April 27th: Autism has taught me that sometimes what is meant is hidden deep within what is said.

“Oh, I’m very glad to meet you today.”
“My stomach feels sickish. It has butterflies.”
“I’ll never see daddy again.”

These phrases might mean something to you. They may suggest a certain tone of voice, a certain idea. To you, they mean one thing. To me, they may say another. I read these three simple statements and see:

“I’m glad we can play together today.”
“I’m so excited.”
“I really miss daddy.”

Having a child with autism means you have to relearn the English language. This may not always be the case, but in my experience, common words and phrases can have a multitude of meanings and finding the right one isn’t always easy. One morning, while living in VA last year, I remember a prime example of this concept. J came home from work for lunch and K tells him, “Mommy’s soda was red like blood and it made her sick.” This, of course, both confused and worried him. I had to explain that I had left a cherry coke sit out overnight. Not thinking about it, I took a big sip through the straw when I got up that morning. The cherry syrup had separated from the soda and as a result of being more dense had settled to the bottom of the Styrofoam cup. After taking the sip, I began to cough because the flavor and texture had caught me off guard. So, I took a sip of cherry syrup through a straw and coughed immediately afterwards, but what J heard was “Mommy’s soda was red like blood and it made her sick.”

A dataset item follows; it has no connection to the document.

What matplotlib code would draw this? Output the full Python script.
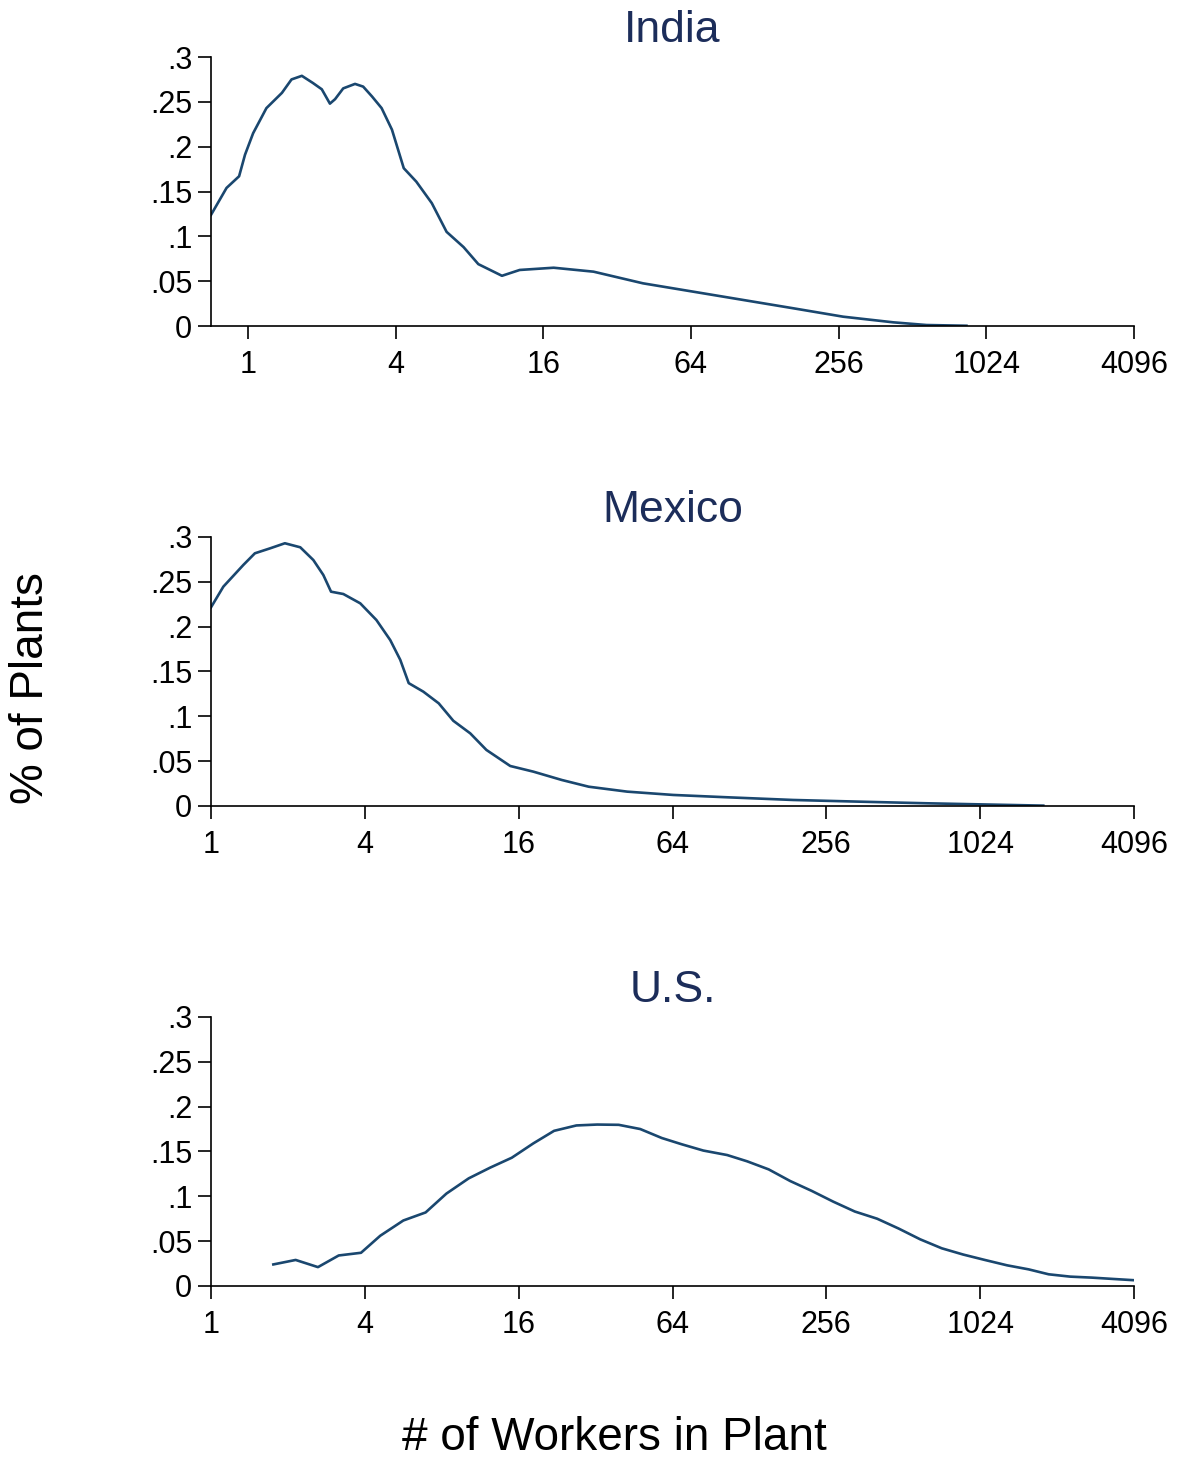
import matplotlib
matplotlib.use("Agg")
import matplotlib.pyplot as plt
import numpy as np

plt.rcParams['font.family'] = ['Liberation Sans', 'DejaVu Sans']

# data: x in log2(# workers), y = share of plants
india_log2 = [-0.5, -0.29, -0.12, -0.04, 0.07, 0.25, 0.46, 0.59, 0.73, 0.88,
              1.0, 1.11, 1.18, 1.29, 1.45, 1.56, 1.68, 1.81, 1.95, 2.11,
              2.28, 2.49, 2.69, 2.92, 3.12, 3.44, 3.68, 4.14, 4.68, 5.35,
              6.03, 6.71, 7.39, 8.06, 8.74, 9.19, 9.73]
india_share = [0.124, 0.154, 0.167, 0.191, 0.215, 0.243, 0.260, 0.275, 0.279, 0.271,
               0.264, 0.248, 0.253, 0.265, 0.270, 0.267, 0.256, 0.243, 0.219, 0.176,
               0.161, 0.137, 0.105, 0.088, 0.069, 0.056, 0.0625, 0.065, 0.0606, 0.0476,
               0.0383, 0.029, 0.0197, 0.0104, 0.0041, 0.0011, 0.0003]

mexico_log2 = [0.0, 0.16, 0.42, 0.57, 0.77, 0.96, 1.16, 1.33, 1.46, 1.56,
               1.72, 1.94, 2.15, 2.33, 2.46, 2.57, 2.76, 2.96, 3.15, 3.37,
               3.58, 3.89, 4.19, 4.56, 4.91, 5.41, 6.01, 6.71, 7.57, 8.44,
               9.31, 10.17, 10.82]
mexico_share = [0.2216, 0.2446, 0.2688, 0.2818, 0.2874, 0.293, 0.2885, 0.2743, 0.2576, 0.239,
                0.2364, 0.226, 0.2074, 0.185, 0.163, 0.137, 0.1275, 0.1145, 0.095, 0.081,
                0.0625, 0.0446, 0.0383, 0.029, 0.0215, 0.016, 0.0123, 0.0097, 0.0067, 0.0048,
                0.003, 0.0015, 0.0004]

us_log2 = [0.81, 1.10, 1.39, 1.66, 1.95, 2.20, 2.50, 2.79, 3.06, 3.35,
           3.63, 3.91, 4.19, 4.46, 4.75, 5.02, 5.30, 5.58, 5.86, 6.12,
           6.40, 6.71, 6.97, 7.25, 7.53, 7.81, 8.09, 8.37, 8.66, 8.94,
           9.22, 9.50, 9.78, 10.06, 10.35, 10.63, 10.89, 11.17, 11.45, 11.73,
           12.02]
us_share = [0.024, 0.029, 0.021, 0.034, 0.037, 0.056, 0.073, 0.082, 0.103, 0.120,
            0.132, 0.143, 0.159, 0.173, 0.179, 0.180, 0.1797, 0.175, 0.165, 0.158,
            0.151, 0.146, 0.139, 0.130, 0.117, 0.106, 0.094, 0.083, 0.075, 0.064,
            0.052, 0.042, 0.035, 0.029, 0.023, 0.0185, 0.013, 0.0104, 0.0093, 0.0078,
            0.0063]

x_ticks = [1, 4, 16, 64, 256, 1024, 4096]
y_ticks = [0, 0.05, 0.1, 0.15, 0.2, 0.25, 0.3]
y_tick_labels = ['0', '.05', '.1', '.15', '.2', '.25', '.3']

line_color = '#1a476f'
title_color = '#1c2d5a'

fig = plt.figure(figsize=(11.77, 14.58), dpi=100)

panels = [
    ('India', india_log2, india_share, 2 ** -0.5, 0.7764),
    ('Mexico', mexico_log2, mexico_share, 1, 0.4472),
    ('U.S.', us_log2, us_share, 1, 0.1180),
]

for name, lx, ys, xmin, bottom in panels:
    ax = fig.add_axes([0.1793, bottom, 0.7842, 0.1845])
    ax.plot(np.power(2.0, lx), ys, color=line_color, lw=1.9)
    ax.set_xscale('log', base=2)
    ax.set_xlim(xmin, 4096)
    ax.set_ylim(0, 0.3)
    ax.set_xticks(x_ticks)
    ax.set_xticklabels([str(t) for t in x_ticks])
    ax.minorticks_off()
    ax.set_yticks(y_ticks)
    ax.set_yticklabels(y_tick_labels)
    ax.spines['top'].set_visible(False)
    ax.spines['right'].set_visible(False)
    ax.spines['left'].set_linewidth(1.2)
    ax.spines['bottom'].set_linewidth(1.2)
    ax.tick_params(axis='both', direction='out', length=9.5, width=1.2,
                   labelsize=22, pad=4)
    ax.tick_params(axis='x', pad=8)
    ax.set_title(name, fontsize=32, color=title_color, pad=11)

fig.text(0.026, 0.528, '% of Plants', rotation=90, fontsize=33,
         ha='center', va='center')
fig.text(0.522, 0.0137, '# of Workers in Plant', fontsize=33,
         ha='center', va='center')

fig.savefig('out.png', dpi=100)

When K misses someone or something, she “never sees ____ again”. It’s very melodramatic. Very heartbreaking to see the look on her face. Gut wrenching to hear the anguish in her voice. The concept may seem foreign to you, but for K, there are things that have to exist at a certain time or a certain place, or they are lost forever. She immediately sense loss and misses the object or person in question, but she doesn’t have the comprehension to understand and articulate this in a way most would understand.

Autism has taught me that spitting on a classmate means a little girl is in desperate need on some one on one time with mom or dad. It has taught me that tantrums and fits are the result of too many disruptions to the schedule. It has taught me to read between the lines while making sure the lines are highly defined. It’s a crazy balancing act. Having to translate what your six year old is saying in public can be frustrating. People don’t always understand what she says. Or worse, they think they do and will respond in a way that upsets her. All I can do is help her to better communicate with her words, her expressions, and her eye contact. Autism has taught me that.